In 1999, the Legislature enacted the Unsafe Handgun Act (the Act) to
establish safety standards for all handguns manufactured, imported, and sold in the
state. (Pen. Code, former §§ 12125–12133, repealed by Stats. 2010, ch. 711, § 4,
eff. Jan. 1, 2012; reenacted as Pen. Code, §§ 31900–32110 without substantive
SEE CONCURRING OPINION
change by Stats. 2010, ch. 711, § 6, eff. Jan. 1, 2012.) Under the Act, the
California Department of Justice is charged with testing new handguns for their
compliance with the safety standards; it is also charged with maintaining a roster
of all handguns that may be manufactured, imported, or sold. (Pen. Code,
§ 32015.) A violation of the Act is punishable by imprisonment in a county jail
for up to one year. (Pen.

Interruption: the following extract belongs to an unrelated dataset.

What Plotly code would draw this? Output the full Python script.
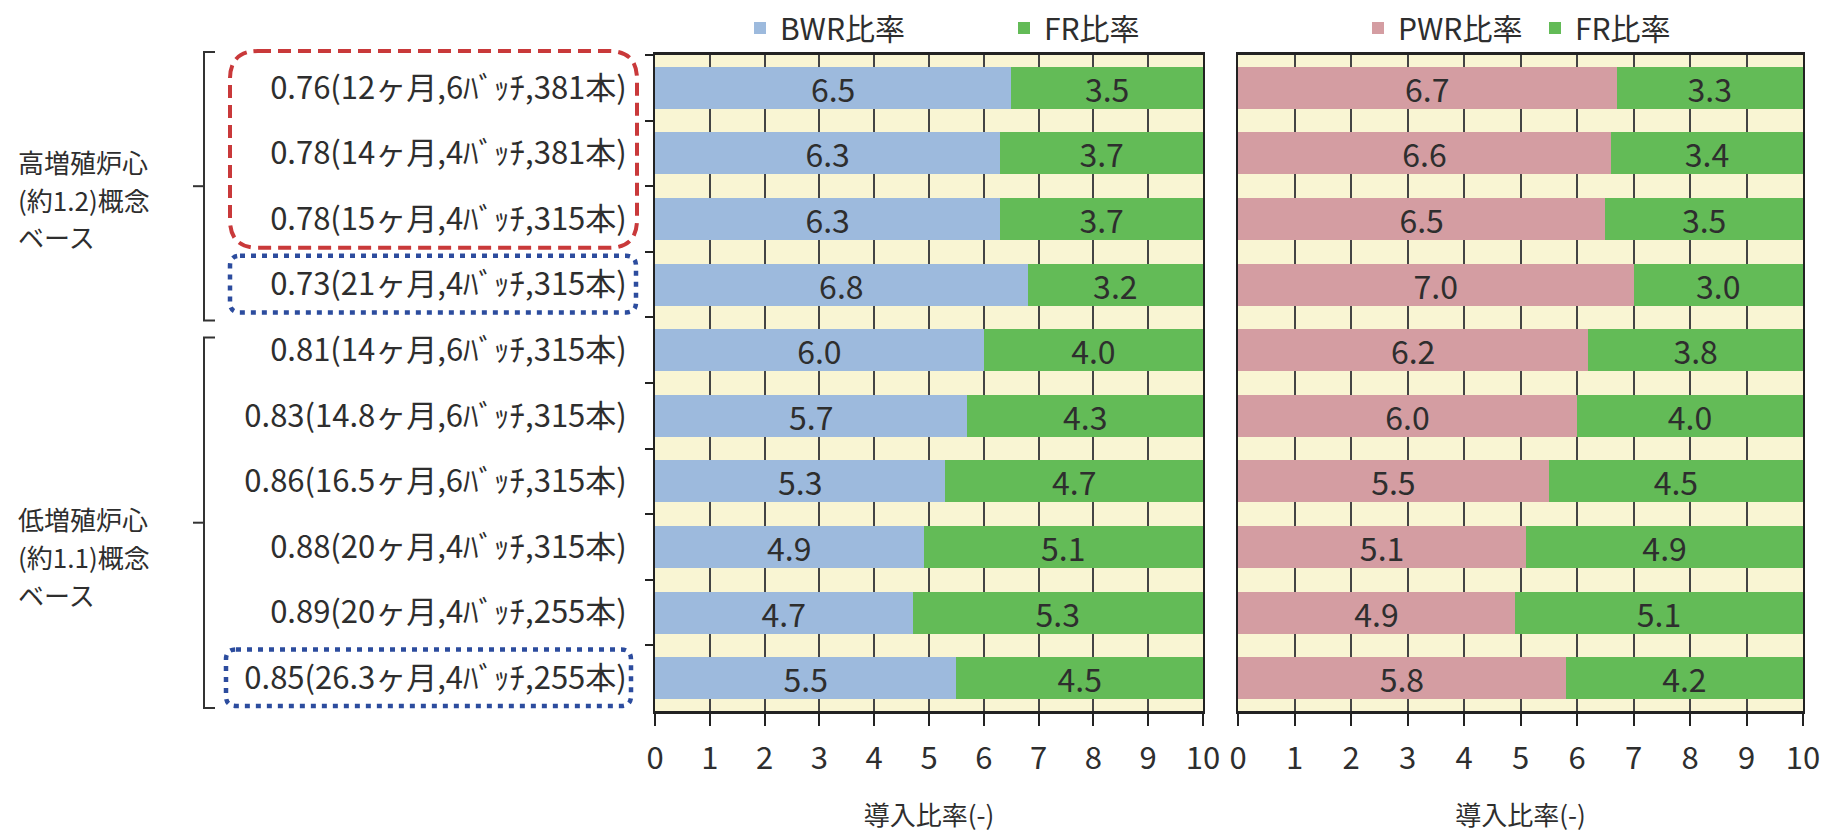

Code, § 32000, subd. (a).)
In 2007, the Legislature amended the definition of unsafe handguns to
include “all semiautomatic pistols that are not already listed on the roster pursuant
to Section 32015 [if] not designed and equipped with a microscopic array of
characters that identify the make, model, and serial number of the pistol, etched or
otherwise imprinted in two or more places on the interior surface or internal
working parts of the pistol, and that are transferred by imprinting on each cartridge
case when the firearm is fired . . . .” (Pen. Code, § 31910, subd. (b)(7)(A)
(hereafter Penal Code section 31910(b)(7)(A)).) According to the statute, this
safety standard, known as dual placement microstamping, was to take effect on
“January 1, 2010 . . . provided that the Department of Justice certifies that the
technology used to create the imprint is available to more than one manufacturer
unencumbered by any patent restrictions.” (Ibid.) The Department of Justice
issued the certification on May 17, 2013. (Cal. Dept. of Justice, Div. of Law
Enforcement, Information Bull. No. 2013-BOF-03 (May 17, 2013)
[as of June 22, 2018]. All internet citations in this opinion are archived by
year, docket number, and case name at http://www.courts.ca.gov/38324.htm.) At
oral argument, the Attorney General noted that this certification confirms the lack
of any patent restrictions on the imprinting technology, not the availability of the
technology itself.
2
Following the certification, NSSF filed a complaint with a single cause of
action for declaratory and injunctive relief. Alleging that dual placement
microstamping technology is impossible to implement, the complaint challenged
Penal Code section 31910(b)(7)(A) as unenforceable under Civil Code section
3531. The Attorney General moved for judgment on the pleadings, and the trial
court, concluding that separation of powers precluded NSSF’s action, granted the
motion without leave to amend.
On appeal, the Court of Appeal observed that “the courts must defer to the
Legislature’s factual determination unless it is palpably arbitrary and must uphold
the challenged legislation so long as the Legislature could rationally have
determined a set of facts that support it.” (National Shooting Sports Foundation v.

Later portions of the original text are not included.